SC upholds DOJ investigation on Atimonan Massacre: Issue of De Lima bias now moot
The Supreme Court (SC) has dismissed as moot a petition questioning the validity of the Department of Justice’s (DOJ) preliminary investigation into the multiple murder case filed against Police Supt. Hansel Marantan in connection with the so-called Atimonan Massacre in 2013.
In a recent 24-page decision, the SC 3rd Division denied Marantan’s petition for certiorari and prohibition assailing the DOJ’s jurisdiction on the ground of lack of impartiality and independence.
Marantan pleaded for his case to be transferred to the Office of the Ombudsman, citing public statements by then-DOJ Secretary (now-Senator) Leila de Lima that allegedly prejudiced his right to due process.

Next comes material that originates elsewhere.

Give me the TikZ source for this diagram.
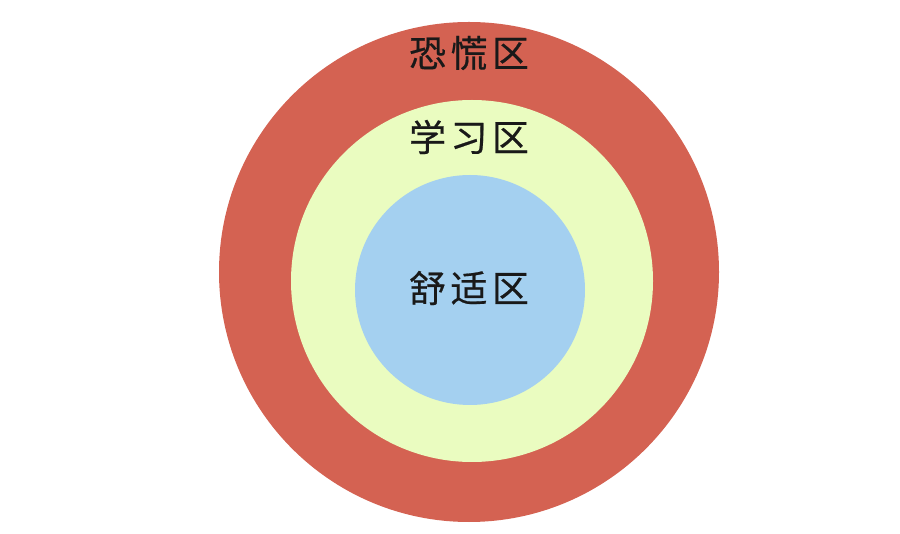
\documentclass[tikz,border=0pt]{standalone}
\usepackage{fontspec}
\setmainfont{Noto Sans CJK SC}[LetterSpace=12,FakeBold=0.5]
\usepackage{xcolor}
\definecolor{panicred}{HTML}{D46252}
\definecolor{learnyellow}{HTML}{EAFCC0}
\definecolor{comfortblue}{HTML}{A4D0F0}

\begin{document}
\begin{tikzpicture}[
    x=1pt,y=-1pt,
    zone/.style={circle,inner sep=0pt,draw=none},
    label/.style={font=\fontsize{37}{37}\selectfont,text=black!90,inner sep=0pt}
  ]
    \useasboundingbox (0,0) rectangle (900,534);
    \node[zone,fill=panicred,minimum size=500pt] (panic) at (469,272) {};
    \node[zone,fill=learnyellow,minimum size=362pt] (learn) at (472,281) {};
    \node[zone,fill=comfortblue,minimum size=230pt] (comfort) at (470,290) {};
    \node[label] (panictxt) at (469,53) {恐慌区};
    \node[label] (learntxt) at (469,137) {学习区};
    \node[label] (comforttxt) at (469,288) {舒适区};
  \end{tikzpicture}
\end{document}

However, the SC said the petition was moot because DOJ prosecutors had already brought his case to the Manila Regional Trial Court (RTC) for a full-blown trial.
“Here, an information against petitioner has already been filed before the Regional Trial Court. Consequently, whether the case should be dismissed, or whether petitioner should be acquitted or convicted, is for the trial court to determine,” read the decision penned by Associate Justice Marvic Leonen.
“Resolving whether public respondent Department of Justice should have inhibited from conducting the preliminary investigation and forwarded the case records to the Office of the Ombudsman would be of no practical use and value here,” it added.
Marantan led the team of policemen and soldiers that fired upon a convoy of two vehicles on January 6, 2013, and killed 13 people.
The mission commander claimed it was a legitimate operation against the group of suspected jueteng lord Vic Siman, but the National Bureau of Investigation (NBI) concluded it was a rubout after finding no evidence of an exchange of gunfire.
On February 28, 2017, Manila RTC Branch 34 Judge Liwliwa Hidalgo-Bucu allowed Marantan and his coaccused policemen to each post a P300,000 bail after finding that the evidence was not strong enough to keep them detained pending their trial. The Court of Appeals (CA) last year upheld the order.